### Set task
Wherever the string "that" appears, copy the whole line.

(Entries with chart source code)
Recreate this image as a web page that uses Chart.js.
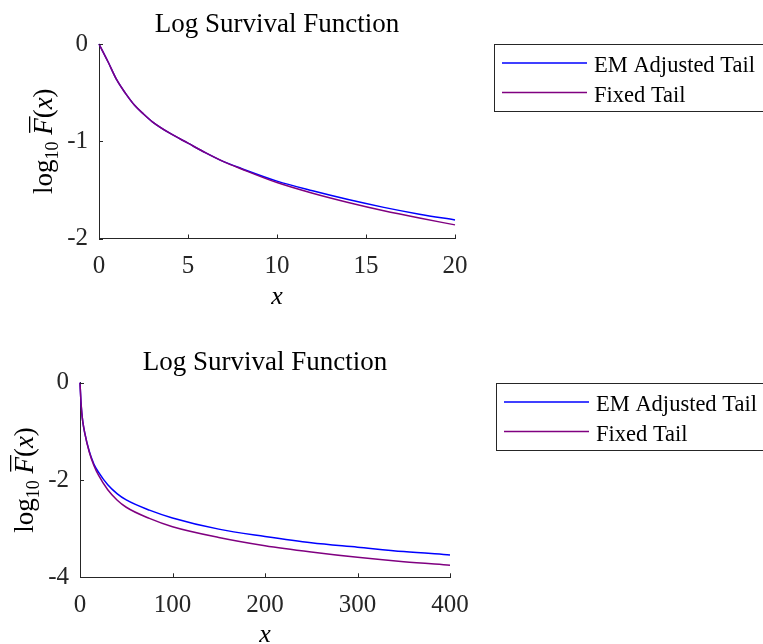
<!DOCTYPE html>
<html>
<head>
<meta charset="utf-8">
<script src="https://cdn.jsdelivr.net/npm/chart.js@4.4.1/dist/chart.umd.min.js"></script>
<style>
  html, body { margin: 0; padding: 0; background: #fff; }
  .panel { position: absolute; left: 0; width: 763px; height: 322px; }
  #top-panel { top: 0; }
  #bottom-panel { top: 322px; }
</style>
</head>
<body>
<div class="panel" id="top-panel"><canvas id="topChart" width="763" height="322"></canvas></div>
<div class="panel" id="bottom-panel"><canvas id="bottomChart" width="763" height="322"></canvas></div>
<script>
// values
const seriesNames = ["EM Adjusted Tail", "Fixed Tail"];
const seriesColors = ["#0000ff", "#800080"];

// upper panel, x in [0, 20]
const topX     = [0, 0.5, 1, 1.5, 2, 2.5, 3, 4, 5, 6, 7, 8, 10, 12, 14, 16, 18, 20];
const topEM    = [0, -0.18, -0.37, -0.51, -0.63, -0.72, -0.80, -0.92, -1.02, -1.12, -1.21, -1.28, -1.41, -1.51, -1.60, -1.68, -1.75, -1.81];
const topFixed = [0, -0.18, -0.37, -0.51, -0.63, -0.72, -0.80, -0.92, -1.02, -1.12, -1.21, -1.285, -1.425, -1.535, -1.63, -1.715, -1.79, -1.86];

// lower panel, x in [0, 400]
const bottomX     = [0, 1, 2, 3, 5, 10, 15, 20, 30, 40, 50, 75, 100, 150, 200, 250, 300, 350, 400];
const bottomEM    = [0, -0.38, -0.63, -0.80, -1.02, -1.41, -1.67, -1.84, -2.10, -2.28, -2.41, -2.62, -2.78, -3.01, -3.16, -3.29, -3.38, -3.47, -3.54];
const bottomFixed = [0, -0.38, -0.63, -0.80, -1.02, -1.425, -1.70, -1.90, -2.20, -2.41, -2.56, -2.79, -2.96, -3.18, -3.35, -3.48, -3.59, -3.68, -3.75];

const topXTicks = { min: 0, max: 20, step: 5 };
const topYTicks = { min: -2, max: 0, step: 1 };
const bottomXTicks = { min: 0, max: 400, step: 100 };
const bottomYTicks = { min: -4, max: 0, step: 2 };

const titleText = "Log Survival Function";
const serif = '"Liberation Serif", "Times New Roman", serif';
const axisColor = "#262626";

function toPoints(xs, ys) {
    return xs.map((x, i) => ({ x: x, y: ys[i] }));
}

// title, axis labels, inward ticks and the boxed legend
const decor = {
    id: "decor",
    afterDraw(chart, args, opts) {
        const ctx = chart.ctx;
        const a = chart.chartArea;
        const xs = chart.scales.x;
        const ys = chart.scales.y;
        ctx.save();

        // MATLAB style ticks pointing into the axes
        ctx.strokeStyle = axisColor;
        ctx.lineWidth = 1;
        ctx.beginPath();
        xs.ticks.forEach(t => {
            const px = Math.round(xs.getPixelForValue(t.value)) + 0.5;
            ctx.moveTo(px, a.bottom);
            ctx.lineTo(px, a.bottom - 4);
        });
        ys.ticks.forEach(t => {
            const py = Math.round(ys.getPixelForValue(t.value)) + 0.5;
            ctx.moveTo(a.left, py);
            ctx.lineTo(a.left + 4, py);
        });
        ctx.stroke();

        // title
        const cx = (a.left + a.right) / 2;
        ctx.fillStyle = "#000";
        ctx.textAlign = "center";
        ctx.textBaseline = "alphabetic";
        ctx.font = "27px " + serif;
        ctx.fillText(titleText, cx, opts.titleY);

        // x label
        ctx.font = "italic 26px " + serif;
        ctx.fillText("x", cx, a.bottom + opts.xLabelDy);

        // y label: log10 F-bar(x), rotated
        ctx.save();
        ctx.translate(opts.yLabelX, (a.top + a.bottom) / 2);
        ctx.rotate(-Math.PI / 2);
        ctx.textAlign = "left";
        const upright = "27px " + serif;
        const italic = "italic 27px " + serif;
        const small = "18px " + serif;
        const parts = [
            { t: "log", f: upright, dy: 0 },
            { t: "10", f: small, dy: 6 },
            { t: " ", f: upright, dy: 0 },
            { t: "F", f: italic, dy: 0, bar: true },
            { t: "(", f: upright, dy: 0 },
            { t: "x", f: italic, dy: 0 },
            { t: ")", f: upright, dy: 0 }
        ];
        let total = 0;
        parts.forEach(p => { ctx.font = p.f; p.w = ctx.measureText(p.t).width; total += p.w; });
        let px = -total / 2;
        const base = 8;
        parts.forEach(p => {
            ctx.font = p.f;
            ctx.fillText(p.t, px, base + p.dy);
            if (p.bar) {
                ctx.fillRect(px + 2, base - 23, p.w, 1.3);
            }
            px += p.w;
        });
        ctx.restore();

        // legend box
        const lx = opts.legendX, ly = opts.legendY;
        ctx.strokeStyle = axisColor;
        ctx.lineWidth = 1;
        ctx.strokeRect(lx + 0.5, ly + 0.5, 400, 67);
        ctx.font = "22.5px " + serif;
        ctx.textAlign = "left";
        seriesNames.forEach((name, i) => {
            const rowY = ly + 19 + i * 29.5;
            ctx.strokeStyle = seriesColors[i];
            ctx.lineWidth = 1.3;
            ctx.beginPath();
            ctx.moveTo(lx + 8, rowY);
            ctx.lineTo(lx + 93, rowY);
            ctx.stroke();
            ctx.fillStyle = "#000";
            ctx.fillText(name, lx + 100, rowY + 9);
        });

        ctx.restore();
    }
};

function makeChart(canvasId, xs, em, fixed, xt, yt, layout) {
    const ctx = document.getElementById(canvasId).getContext("2d");
    return new Chart(ctx, {
        type: "line",
        data: {
            datasets: [
                // purple is drawn over blue, as in the reference
                { label: seriesNames[0], data: toPoints(xs, em), borderColor: seriesColors[0], order: 1 },
                { label: seriesNames[1], data: toPoints(xs, fixed), borderColor: seriesColors[1], order: 0 }
            ]
        },
        options: {
            responsive: false,
            animation: false,
            devicePixelRatio: 1,
            parsing: false,
            datasets: {
                line: {
                    borderWidth: 1.5,
                    pointRadius: 0,
                    cubicInterpolationMode: "monotone",
                    fill: false,
                    clip: false
                }
            },
            layout: {
                padding: {
                    left: 0,
                    top: layout.top,
                    right: 763 - layout.right,
                    bottom: 322 - layout.bottom - 40
                }
            },
            scales: {
                x: {
                    type: "linear",
                    min: xt.min,
                    max: xt.max,
                    afterFit: s => { s.height = 40; },
                    ticks: {
                        stepSize: xt.step,
                        color: axisColor,
                        font: { family: serif, size: 25 },
                        padding: 13,
                        maxRotation: 0,
                        callback: v => String(v)
                    },
                    grid: { display: true, drawOnChartArea: false, drawTicks: false },
                    border: { color: axisColor, width: 1 }
                },
                y: {
                    type: "linear",
                    min: yt.min,
                    max: yt.max,
                    afterFit: s => { s.width = layout.left; },
                    ticks: {
                        stepSize: yt.step,
                        color: axisColor,
                        font: { family: serif, size: 25 },
                        padding: 11,
                        callback: v => String(v)
                    },
                    grid: { display: true, drawOnChartArea: false, drawTicks: false },
                    border: { color: axisColor, width: 1 }
                }
            },
            plugins: {
                legend: { display: false },
                tooltip: { enabled: false },
                title: { display: false },
                decor: layout.decor
            }
        },
        plugins: [decor]
    });
}

makeChart("topChart", topX, topEM, topFixed, topXTicks, topYTicks, {
    left: 99, right: 455, top: 44, bottom: 238.5,
    decor: { titleY: 31.5, xLabelDy: 65, yLabelX: 44, legendX: 494, legendY: 44 }
});

makeChart("bottomChart", bottomX, bottomEM, bottomFixed, bottomXTicks, bottomYTicks, {
    left: 80, right: 450, top: 60.7, bottom: 255.3,
    decor: { titleY: 48, xLabelDy: 65, yLabelX: 25, legendX: 496, legendY: 61 }
});
</script>
</body>
</html>
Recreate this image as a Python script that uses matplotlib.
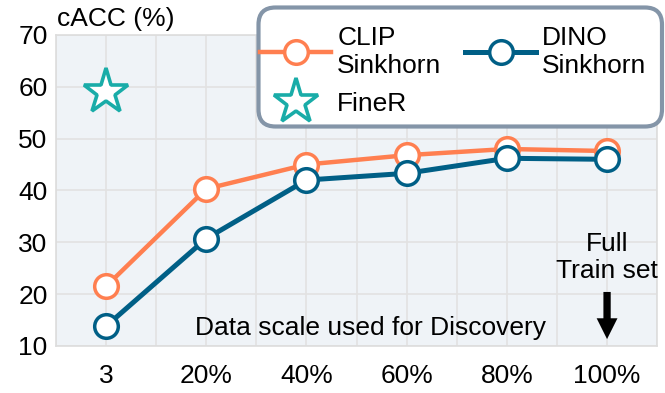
import matplotlib.pyplot as plt
from matplotlib.patches import FancyBboxPatch

plt.rcParams['font.family'] = ['Liberation Sans', 'DejaVu Sans']

# data
scales = ["3", "20%", "40%", "60%", "80%", "100%"]
clip_sinkhorn = [21.5, 40.3, 45.0, 46.8, 48.0, 47.6]
dino_sinkhorn = [13.8, 30.7, 42.0, 43.3, 46.2, 46.0]
finer_x = ["3"]
finer_y = [58.9]

orange = "#FF7F50"
blue = "#005F86"
teal = "#19ACA8"

fig = plt.figure(figsize=(6.65, 3.93), dpi=100)
ax = fig.add_axes([0.0842, 0.120, 0.904, 0.791])
ax.set_facecolor("#EFF3F7")

xs = list(range(len(scales)))
l1, = ax.plot(xs, clip_sinkhorn, color=orange, lw=3.2, marker="o", ms=17,
              mfc="white", mec=orange, mew=2.5, label="CLIP\nSinkhorn", zorder=3)
l2, = ax.plot(xs, dino_sinkhorn, color=blue, lw=3.6, marker="o", ms=17,
              mfc="white", mec=blue, mew=2.5, label="DINO\nSinkhorn", zorder=4)
fx = [scales.index(s) for s in finer_x]
l3, = ax.plot(fx, finer_y, ls="none", marker="*", ms=34, mfc="white",
              mec=teal, mew=2.6, label="FineR", zorder=5)

ax.set_xlim(-0.5, 5.5)
ax.set_ylim(10, 70)
ax.set_xticks(xs)
ax.set_xticklabels(scales)
ax.set_yticks(range(10, 71, 10))
ax.set_xticks([x + 0.5 for x in range(-1, 6)], minor=True)
ax.tick_params(which="both", length=0, labelsize=19)
ax.tick_params(axis="x", pad=13)
ax.tick_params(axis="y", pad=6)
ax.grid(True, which="minor", axis="x", color="#E2E2E2", lw=1.2)
ax.grid(True, which="major", axis="x", color="#E2E2E2", lw=1.2)
ax.grid(True, which="major", axis="y", color="#E2E2E2", lw=1.2)
ax.set_axisbelow(True)
for s in ax.spines.values():
    s.set_color("#DDDDDD")
    s.set_linewidth(1.2)

fig.text(0.085, 0.922, "cACC (%)", fontsize=19, va="bottom", ha="left")

ax.text(2.64, 13.5, "Data scale used for Discovery", fontsize=19,
        ha="center", va="center")
ax.text(5.0, 27.1, "Full\nTrain set", fontsize=19, ha="center", va="center",
        linespacing=1.15)
ax.annotate("", xy=(5.0, 11.3), xytext=(5.0, 20.4),
            arrowprops=dict(arrowstyle="simple,head_width=1.0,head_length=1.0,tail_width=0.35",
                            color="black", lw=0, mutation_scale=15,
                            shrinkA=0, shrinkB=0))

# legend box drawn separately (more padding on top than legend allows)
box = FancyBboxPatch((2.585, 2.665), 4.035, 1.19,
                     boxstyle="round,pad=0,rounding_size=0.17",
                     transform=fig.dpi_scale_trans, facecolor="white",
                     edgecolor="#8495A8", lw=3, zorder=10)
fig.patches.append(box)

leg = fig.legend(handles=[l1, l3, l2], ncol=2, loc="upper right",
                 bbox_to_anchor=(0.986, 0.957), fontsize=19, frameon=False,
                 handlelength=2.7, columnspacing=0.9,
                 labelspacing=0.55, borderpad=0.35, handletextpad=0.22,
                 borderaxespad=0.0)
leg.set_zorder(11)

fig.savefig("out.png", dpi=100)
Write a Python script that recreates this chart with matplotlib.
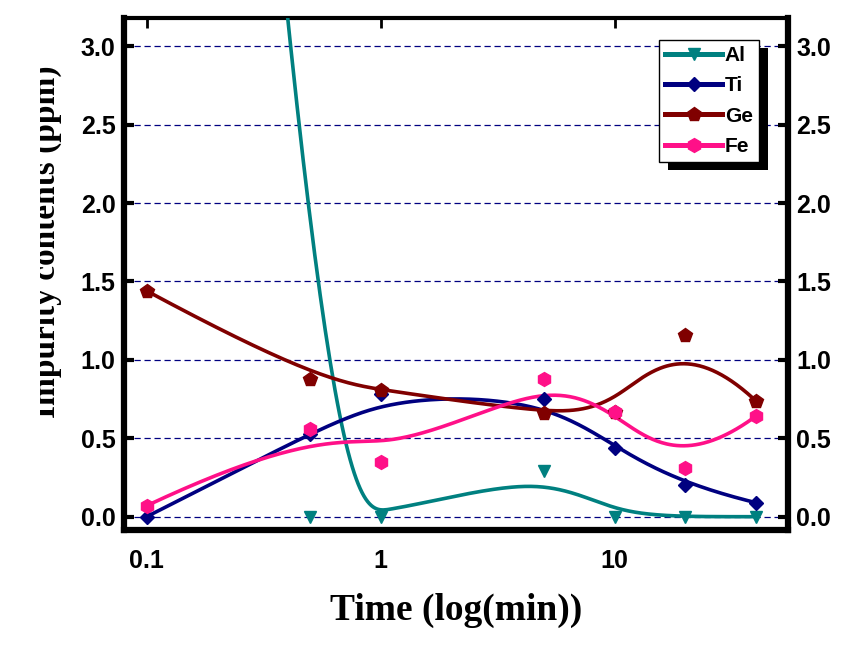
import numpy as np
import matplotlib
matplotlib.use("Agg")
import matplotlib.pyplot as plt
from matplotlib.patches import Rectangle
from matplotlib.transforms import Bbox, TransformedBbox, IdentityTransform

# data (Al at 0.1 min is off scale, estimated)
time = [0.1, 0.5, 1, 5, 10, 20, 40]
al = [14.0, 0.0, 0.0, 0.29, 0.0, 0.0, 0.0]
ti = [0.0, 0.53, 0.78, 0.75, 0.44, 0.20, 0.09]
ge = [1.44, 0.88, 0.81, 0.66, 0.67, 1.16, 0.74]
fe = [0.07, 0.56, 0.35, 0.88, 0.67, 0.31, 0.64]

labels = ["Al", "Ti", "Ge", "Fe"]
colors = ["#008080", "#000080", "#800000", "#ff1088"]
markers = ["v", "D", "p", "h"]
msizes = [9, 7, 10, 10]


def bspline(xs, ys, k=3, n=300):
    # clamped cubic B-spline with the data points as control points (log x)
    px = np.log10(np.asarray(xs, float))
    py = np.asarray(ys, float)
    m = len(px)
    knots = np.concatenate([[0] * k, np.arange(m - k + 1), [m - k] * k]).astype(float)
    u = np.linspace(0, m - k, n)
    N = np.zeros((n, len(knots) - 1))
    for i in range(len(knots) - 1):
        N[:, i] = (knots[i] <= u) & (u < knots[i + 1])
    last = np.nonzero(knots[:-1] < knots[1:])[0].max()
    N[u >= knots[-1], last] = 1
    for d in range(1, k + 1):
        Nn = np.zeros((n, len(knots) - 1 - d))
        for i in range(len(knots) - 1 - d):
            a = knots[i + d] - knots[i]
            b = knots[i + d + 1] - knots[i + 1]
            t1 = (u - knots[i]) / a * N[:, i] if a > 0 else 0
            t2 = (knots[i + d + 1] - u) / b * N[:, i + 1] if b > 0 else 0
            Nn[:, i] = t1 + t2
        N = Nn
    return 10 ** (N @ px), N @ py


fig = plt.figure(figsize=(8.66, 6.47), dpi=100)
ax = fig.add_axes([0.1432, 0.1808, 0.7667, 0.7913])

for ys, lab, c, mk, ms in zip([al, ti, ge, fe], labels, colors, markers, msizes):
    cx, cy = bspline(time, ys)
    ax.plot(cx, cy, color=c, lw=2.6, zorder=3)
    ax.plot(time, ys, ls="none", marker=mk, ms=ms, color=c, zorder=4)
    ax.plot([], [], color=c, lw=3.6, marker=mk, ms=ms, label=lab)

ax.set_xscale("log")
ax.set_xlim(0.08, 55)
ax.set_ylim(-0.085, 3.18)
ax.set_xticks([0.1, 1, 10])
ax.set_xticklabels(["0.1", "1", "10"])
ax.xaxis.set_minor_locator(matplotlib.ticker.NullLocator())
ax.set_yticks(np.arange(0, 3.01, 0.5))
ax.set_yticklabels(["%.1f" % v for v in np.arange(0, 3.01, 0.5)])

ax.grid(axis="y", color="#000080", ls=(0, (5, 3)), lw=0.9, zorder=1)

for s in ["left", "right", "bottom"]:
    ax.spines[s].set_linewidth(4.5)
ax.spines["top"].set_linewidth(3)

ax.tick_params(axis="y", which="major", direction="in", length=7, width=3,
               left=True, right=True, labelleft=True, labelright=True, pad=6)
ax.tick_params(axis="x", which="major", direction="in", length=7, width=2,
               bottom=False, top=True, pad=14)
for lab in ax.get_yticklabels() + ax.get_xticklabels():
    lab.set_fontfamily("Liberation Sans")
    lab.set_fontweight("bold")
    lab.set_fontsize(18)

ax.set_xlabel("Time (log(min))", fontfamily="Liberation Serif", fontweight="bold",
              fontsize=27, labelpad=14)

# y label is cut at the left edge of the picture
yl = fig.text(55 / 866, 1 - 242 / 647, "Impurity contents (ppm)", rotation=90,
              rotation_mode="anchor", ha="center", va="baseline",
              fontfamily="Liberation Serif", fontweight="bold", fontsize=24)
yl.set_clip_box(TransformedBbox(Bbox([[40 / 866, 0], [1, 1]]), fig.transFigure))
yl.set_clip_on(True)

leg = ax.legend(loc="upper left", bbox_to_anchor=(0.806, 0.958), borderaxespad=0,
                frameon=True, fancybox=False, framealpha=1, handlelength=2.7,
                handletextpad=0.15, labelspacing=0.55, borderpad=0.3,
                prop={"family": "Liberation Sans", "weight": "bold", "size": 15})
leg.get_frame().set_edgecolor("black")
leg.get_frame().set_facecolor("white")
leg.get_frame().set_linewidth(1)
leg.set_zorder(6)

fig.canvas.draw()
bb = leg.get_window_extent()
shadow = Rectangle((bb.x0 + 9, bb.y0 - 8), bb.width, bb.height, facecolor="black",
                   edgecolor="none", transform=IdentityTransform(), clip_on=False,
                   zorder=5.5)
ax.add_patch(shadow)

fig.savefig("out.png", dpi=100)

### Task answer
Recreate this image as a web page that uses Chart.js.
Recreate this image as a Python script that uses matplotlib.
Write a Python script that recreates this chart with matplotlib.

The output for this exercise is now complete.